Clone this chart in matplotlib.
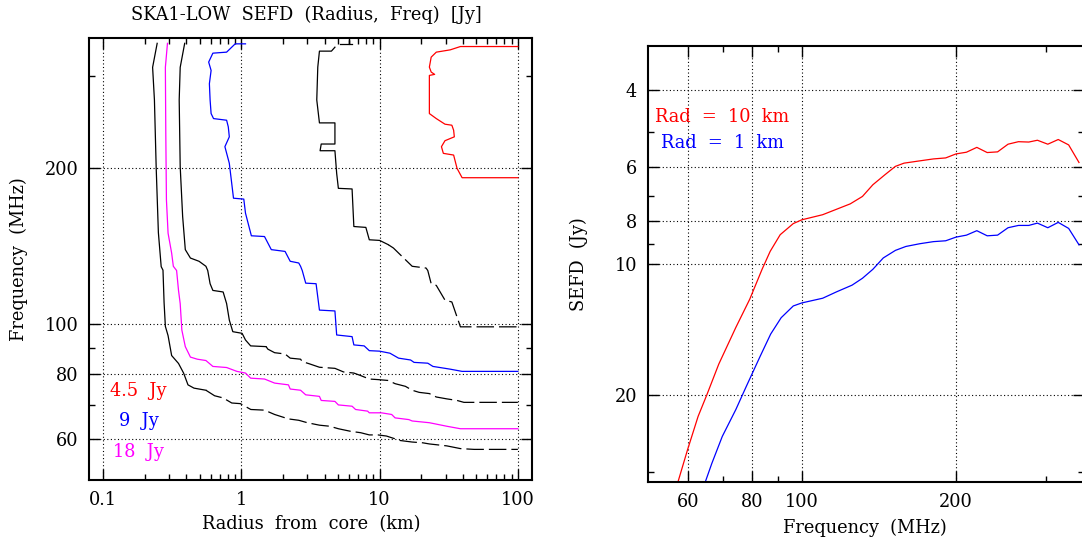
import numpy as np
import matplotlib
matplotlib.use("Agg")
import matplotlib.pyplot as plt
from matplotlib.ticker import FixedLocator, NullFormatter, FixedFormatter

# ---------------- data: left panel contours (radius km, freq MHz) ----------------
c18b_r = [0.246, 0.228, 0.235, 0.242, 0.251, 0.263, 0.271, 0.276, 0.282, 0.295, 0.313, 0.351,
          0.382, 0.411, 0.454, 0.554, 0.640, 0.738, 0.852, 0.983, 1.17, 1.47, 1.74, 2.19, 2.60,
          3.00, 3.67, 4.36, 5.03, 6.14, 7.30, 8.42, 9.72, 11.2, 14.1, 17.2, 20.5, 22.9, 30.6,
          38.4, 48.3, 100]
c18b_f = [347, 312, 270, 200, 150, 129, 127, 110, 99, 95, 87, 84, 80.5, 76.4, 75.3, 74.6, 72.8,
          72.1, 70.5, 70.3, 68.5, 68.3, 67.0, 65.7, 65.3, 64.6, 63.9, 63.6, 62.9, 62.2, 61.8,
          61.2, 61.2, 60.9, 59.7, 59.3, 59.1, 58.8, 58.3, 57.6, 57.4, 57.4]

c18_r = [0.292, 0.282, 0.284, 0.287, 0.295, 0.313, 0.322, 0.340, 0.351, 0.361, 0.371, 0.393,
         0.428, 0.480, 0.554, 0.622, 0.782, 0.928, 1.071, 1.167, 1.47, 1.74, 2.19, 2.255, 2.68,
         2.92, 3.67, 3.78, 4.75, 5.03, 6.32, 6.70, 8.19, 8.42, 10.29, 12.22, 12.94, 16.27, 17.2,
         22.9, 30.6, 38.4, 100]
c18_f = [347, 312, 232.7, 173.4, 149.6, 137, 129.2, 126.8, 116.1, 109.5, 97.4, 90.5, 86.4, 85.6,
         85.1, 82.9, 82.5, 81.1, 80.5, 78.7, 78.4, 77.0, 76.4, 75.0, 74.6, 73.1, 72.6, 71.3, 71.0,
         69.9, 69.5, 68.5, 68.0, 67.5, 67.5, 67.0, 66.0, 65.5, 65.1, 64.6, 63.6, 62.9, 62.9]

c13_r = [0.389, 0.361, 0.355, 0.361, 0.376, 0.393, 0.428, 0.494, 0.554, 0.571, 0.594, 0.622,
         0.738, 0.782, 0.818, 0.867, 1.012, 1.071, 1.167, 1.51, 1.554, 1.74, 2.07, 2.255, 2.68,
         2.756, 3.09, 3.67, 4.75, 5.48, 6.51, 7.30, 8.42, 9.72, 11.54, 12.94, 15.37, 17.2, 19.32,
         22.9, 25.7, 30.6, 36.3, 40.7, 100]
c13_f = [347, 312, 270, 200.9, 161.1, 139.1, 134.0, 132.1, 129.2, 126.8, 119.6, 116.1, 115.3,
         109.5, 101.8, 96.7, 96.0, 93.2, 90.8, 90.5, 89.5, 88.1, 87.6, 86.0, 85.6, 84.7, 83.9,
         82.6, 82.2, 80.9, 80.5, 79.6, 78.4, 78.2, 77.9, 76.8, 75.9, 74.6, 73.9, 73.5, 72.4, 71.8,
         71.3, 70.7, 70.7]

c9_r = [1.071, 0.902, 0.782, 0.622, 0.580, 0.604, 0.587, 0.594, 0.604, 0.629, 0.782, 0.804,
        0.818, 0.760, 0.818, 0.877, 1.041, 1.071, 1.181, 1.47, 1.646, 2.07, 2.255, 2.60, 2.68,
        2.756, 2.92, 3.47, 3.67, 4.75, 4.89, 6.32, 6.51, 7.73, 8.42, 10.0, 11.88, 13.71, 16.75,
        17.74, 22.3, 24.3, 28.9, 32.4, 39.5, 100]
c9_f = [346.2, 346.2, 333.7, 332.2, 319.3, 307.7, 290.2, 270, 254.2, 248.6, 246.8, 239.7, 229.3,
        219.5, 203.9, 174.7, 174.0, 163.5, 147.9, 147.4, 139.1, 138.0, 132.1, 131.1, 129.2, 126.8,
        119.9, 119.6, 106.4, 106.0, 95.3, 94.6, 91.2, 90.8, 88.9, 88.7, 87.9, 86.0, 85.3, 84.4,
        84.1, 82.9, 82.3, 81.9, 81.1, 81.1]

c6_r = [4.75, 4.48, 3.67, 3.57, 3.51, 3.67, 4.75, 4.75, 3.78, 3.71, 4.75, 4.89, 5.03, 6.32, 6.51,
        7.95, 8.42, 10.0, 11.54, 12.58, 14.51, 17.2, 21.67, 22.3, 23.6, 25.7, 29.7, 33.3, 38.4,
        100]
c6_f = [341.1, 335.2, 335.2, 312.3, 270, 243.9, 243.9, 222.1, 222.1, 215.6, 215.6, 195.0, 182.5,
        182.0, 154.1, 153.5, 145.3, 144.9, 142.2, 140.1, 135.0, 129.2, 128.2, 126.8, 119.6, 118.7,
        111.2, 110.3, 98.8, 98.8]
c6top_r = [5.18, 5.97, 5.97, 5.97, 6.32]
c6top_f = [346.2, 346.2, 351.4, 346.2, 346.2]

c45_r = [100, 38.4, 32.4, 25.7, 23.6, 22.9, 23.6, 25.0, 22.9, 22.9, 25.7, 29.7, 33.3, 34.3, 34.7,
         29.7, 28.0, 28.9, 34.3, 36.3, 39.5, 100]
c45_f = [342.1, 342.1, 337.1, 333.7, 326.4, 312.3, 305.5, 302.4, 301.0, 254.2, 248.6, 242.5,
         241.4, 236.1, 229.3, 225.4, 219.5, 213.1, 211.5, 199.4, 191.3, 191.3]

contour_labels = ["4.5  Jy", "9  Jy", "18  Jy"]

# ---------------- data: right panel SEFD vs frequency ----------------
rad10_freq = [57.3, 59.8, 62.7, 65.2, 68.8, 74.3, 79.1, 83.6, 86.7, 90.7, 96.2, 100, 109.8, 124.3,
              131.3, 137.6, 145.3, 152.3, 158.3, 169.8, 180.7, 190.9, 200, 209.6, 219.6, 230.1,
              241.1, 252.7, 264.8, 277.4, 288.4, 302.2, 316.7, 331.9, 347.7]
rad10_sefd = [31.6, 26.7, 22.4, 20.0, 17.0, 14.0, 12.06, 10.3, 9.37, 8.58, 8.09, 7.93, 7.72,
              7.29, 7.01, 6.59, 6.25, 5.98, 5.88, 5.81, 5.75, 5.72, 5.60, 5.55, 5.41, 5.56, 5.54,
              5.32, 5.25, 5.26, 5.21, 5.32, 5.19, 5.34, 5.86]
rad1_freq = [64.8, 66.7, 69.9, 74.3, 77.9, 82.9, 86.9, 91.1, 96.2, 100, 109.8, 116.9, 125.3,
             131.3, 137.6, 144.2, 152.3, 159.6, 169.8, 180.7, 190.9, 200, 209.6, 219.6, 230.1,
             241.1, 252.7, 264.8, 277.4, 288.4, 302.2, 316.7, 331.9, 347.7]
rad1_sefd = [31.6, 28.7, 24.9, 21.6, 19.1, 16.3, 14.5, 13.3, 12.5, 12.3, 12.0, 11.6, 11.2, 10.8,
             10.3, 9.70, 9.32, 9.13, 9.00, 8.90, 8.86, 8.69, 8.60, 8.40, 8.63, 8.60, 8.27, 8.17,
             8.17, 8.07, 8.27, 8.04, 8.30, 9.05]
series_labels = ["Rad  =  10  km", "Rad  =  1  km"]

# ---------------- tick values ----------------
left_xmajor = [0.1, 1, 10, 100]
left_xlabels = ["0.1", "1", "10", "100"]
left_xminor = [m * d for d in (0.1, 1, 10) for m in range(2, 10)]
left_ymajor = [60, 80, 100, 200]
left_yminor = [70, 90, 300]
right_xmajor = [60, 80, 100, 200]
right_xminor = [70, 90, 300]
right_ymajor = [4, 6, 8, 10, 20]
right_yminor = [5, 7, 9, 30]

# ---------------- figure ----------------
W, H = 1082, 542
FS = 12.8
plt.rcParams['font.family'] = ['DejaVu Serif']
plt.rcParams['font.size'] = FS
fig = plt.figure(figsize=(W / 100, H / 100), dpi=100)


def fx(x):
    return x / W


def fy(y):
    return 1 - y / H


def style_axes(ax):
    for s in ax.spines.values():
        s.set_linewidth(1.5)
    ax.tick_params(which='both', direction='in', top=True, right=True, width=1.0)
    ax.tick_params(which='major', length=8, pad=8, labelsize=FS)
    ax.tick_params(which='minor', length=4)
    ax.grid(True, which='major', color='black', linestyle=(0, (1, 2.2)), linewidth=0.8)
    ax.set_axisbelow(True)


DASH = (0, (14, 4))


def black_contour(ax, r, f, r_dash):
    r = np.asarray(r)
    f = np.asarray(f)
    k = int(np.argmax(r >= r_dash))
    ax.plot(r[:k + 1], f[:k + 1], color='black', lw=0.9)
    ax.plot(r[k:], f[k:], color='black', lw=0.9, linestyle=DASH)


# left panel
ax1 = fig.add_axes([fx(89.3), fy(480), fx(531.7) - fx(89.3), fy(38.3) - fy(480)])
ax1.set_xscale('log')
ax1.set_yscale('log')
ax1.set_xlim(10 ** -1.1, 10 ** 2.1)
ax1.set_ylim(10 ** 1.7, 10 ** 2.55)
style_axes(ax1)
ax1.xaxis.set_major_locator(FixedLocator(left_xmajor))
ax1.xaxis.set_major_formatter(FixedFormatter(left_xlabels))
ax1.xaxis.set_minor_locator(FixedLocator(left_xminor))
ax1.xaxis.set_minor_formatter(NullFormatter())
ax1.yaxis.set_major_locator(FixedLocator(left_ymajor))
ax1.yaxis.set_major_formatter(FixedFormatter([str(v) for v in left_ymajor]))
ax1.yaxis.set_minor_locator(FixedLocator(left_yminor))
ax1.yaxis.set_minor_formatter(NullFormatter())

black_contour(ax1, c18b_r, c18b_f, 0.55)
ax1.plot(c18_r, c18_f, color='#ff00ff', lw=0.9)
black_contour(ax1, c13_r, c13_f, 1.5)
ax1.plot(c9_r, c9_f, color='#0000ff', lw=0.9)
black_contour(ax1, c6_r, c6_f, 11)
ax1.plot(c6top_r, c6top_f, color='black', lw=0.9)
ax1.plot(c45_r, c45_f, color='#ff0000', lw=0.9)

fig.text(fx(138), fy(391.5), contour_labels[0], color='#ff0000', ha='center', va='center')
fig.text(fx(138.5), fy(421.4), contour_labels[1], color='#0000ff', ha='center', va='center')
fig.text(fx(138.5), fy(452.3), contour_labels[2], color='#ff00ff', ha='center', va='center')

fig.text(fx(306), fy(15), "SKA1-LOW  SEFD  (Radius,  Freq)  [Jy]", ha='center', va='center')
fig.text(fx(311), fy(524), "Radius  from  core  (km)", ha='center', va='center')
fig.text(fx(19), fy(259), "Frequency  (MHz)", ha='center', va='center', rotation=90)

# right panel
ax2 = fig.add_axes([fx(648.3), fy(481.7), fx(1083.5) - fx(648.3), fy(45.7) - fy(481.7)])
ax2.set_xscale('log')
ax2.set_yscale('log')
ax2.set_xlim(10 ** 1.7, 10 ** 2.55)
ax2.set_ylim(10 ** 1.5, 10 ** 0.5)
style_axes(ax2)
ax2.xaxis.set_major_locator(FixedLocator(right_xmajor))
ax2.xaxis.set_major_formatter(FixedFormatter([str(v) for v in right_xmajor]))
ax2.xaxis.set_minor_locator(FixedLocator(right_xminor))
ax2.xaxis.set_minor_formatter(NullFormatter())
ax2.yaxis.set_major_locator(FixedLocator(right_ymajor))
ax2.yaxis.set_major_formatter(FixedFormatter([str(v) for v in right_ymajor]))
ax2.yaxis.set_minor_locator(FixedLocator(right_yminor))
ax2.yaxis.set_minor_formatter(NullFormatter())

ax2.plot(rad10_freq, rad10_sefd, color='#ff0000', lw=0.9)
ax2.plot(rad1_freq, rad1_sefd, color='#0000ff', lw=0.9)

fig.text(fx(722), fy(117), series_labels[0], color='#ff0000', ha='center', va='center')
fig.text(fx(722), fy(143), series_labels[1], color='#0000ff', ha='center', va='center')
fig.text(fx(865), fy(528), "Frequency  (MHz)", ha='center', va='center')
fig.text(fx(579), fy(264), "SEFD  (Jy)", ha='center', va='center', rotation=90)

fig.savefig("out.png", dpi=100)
● ● ● ● ●
◆ Task to carry out ◆
Leave the pictures out and reproduce exactly the lines from the top of the listing above through the line with "63.6, 62.9, 62.9]".

◆ Answer to this task ◆
Clone this chart in matplotlib.
import numpy as np
import matplotlib
matplotlib.use("Agg")
import matplotlib.pyplot as plt
from matplotlib.ticker import FixedLocator, NullFormatter, FixedFormatter

# ---------------- data: left panel contours (radius km, freq MHz) ----------------
c18b_r = [0.246, 0.228, 0.235, 0.242, 0.251, 0.263, 0.271, 0.276, 0.282, 0.295, 0.313, 0.351,
          0.382, 0.411, 0.454, 0.554, 0.640, 0.738, 0.852, 0.983, 1.17, 1.47, 1.74, 2.19, 2.60,
          3.00, 3.67, 4.36, 5.03, 6.14, 7.30, 8.42, 9.72, 11.2, 14.1, 17.2, 20.5, 22.9, 30.6,
          38.4, 48.3, 100]
c18b_f = [347, 312, 270, 200, 150, 129, 127, 110, 99, 95, 87, 84, 80.5, 76.4, 75.3, 74.6, 72.8,
          72.1, 70.5, 70.3, 68.5, 68.3, 67.0, 65.7, 65.3, 64.6, 63.9, 63.6, 62.9, 62.2, 61.8,
          61.2, 61.2, 60.9, 59.7, 59.3, 59.1, 58.8, 58.3, 57.6, 57.4, 57.4]

c18_r = [0.292, 0.282, 0.284, 0.287, 0.295, 0.313, 0.322, 0.340, 0.351, 0.361, 0.371, 0.393,
         0.428, 0.480, 0.554, 0.622, 0.782, 0.928, 1.071, 1.167, 1.47, 1.74, 2.19, 2.255, 2.68,
         2.92, 3.67, 3.78, 4.75, 5.03, 6.32, 6.70, 8.19, 8.42, 10.29, 12.22, 12.94, 16.27, 17.2,
         22.9, 30.6, 38.4, 100]
c18_f = [347, 312, 232.7, 173.4, 149.6, 137, 129.2, 126.8, 116.1, 109.5, 97.4, 90.5, 86.4, 85.6,
         85.1, 82.9, 82.5, 81.1, 80.5, 78.7, 78.4, 77.0, 76.4, 75.0, 74.6, 73.1, 72.6, 71.3, 71.0,
         69.9, 69.5, 68.5, 68.0, 67.5, 67.5, 67.0, 66.0, 65.5, 65.1, 64.6, 63.6, 62.9, 62.9]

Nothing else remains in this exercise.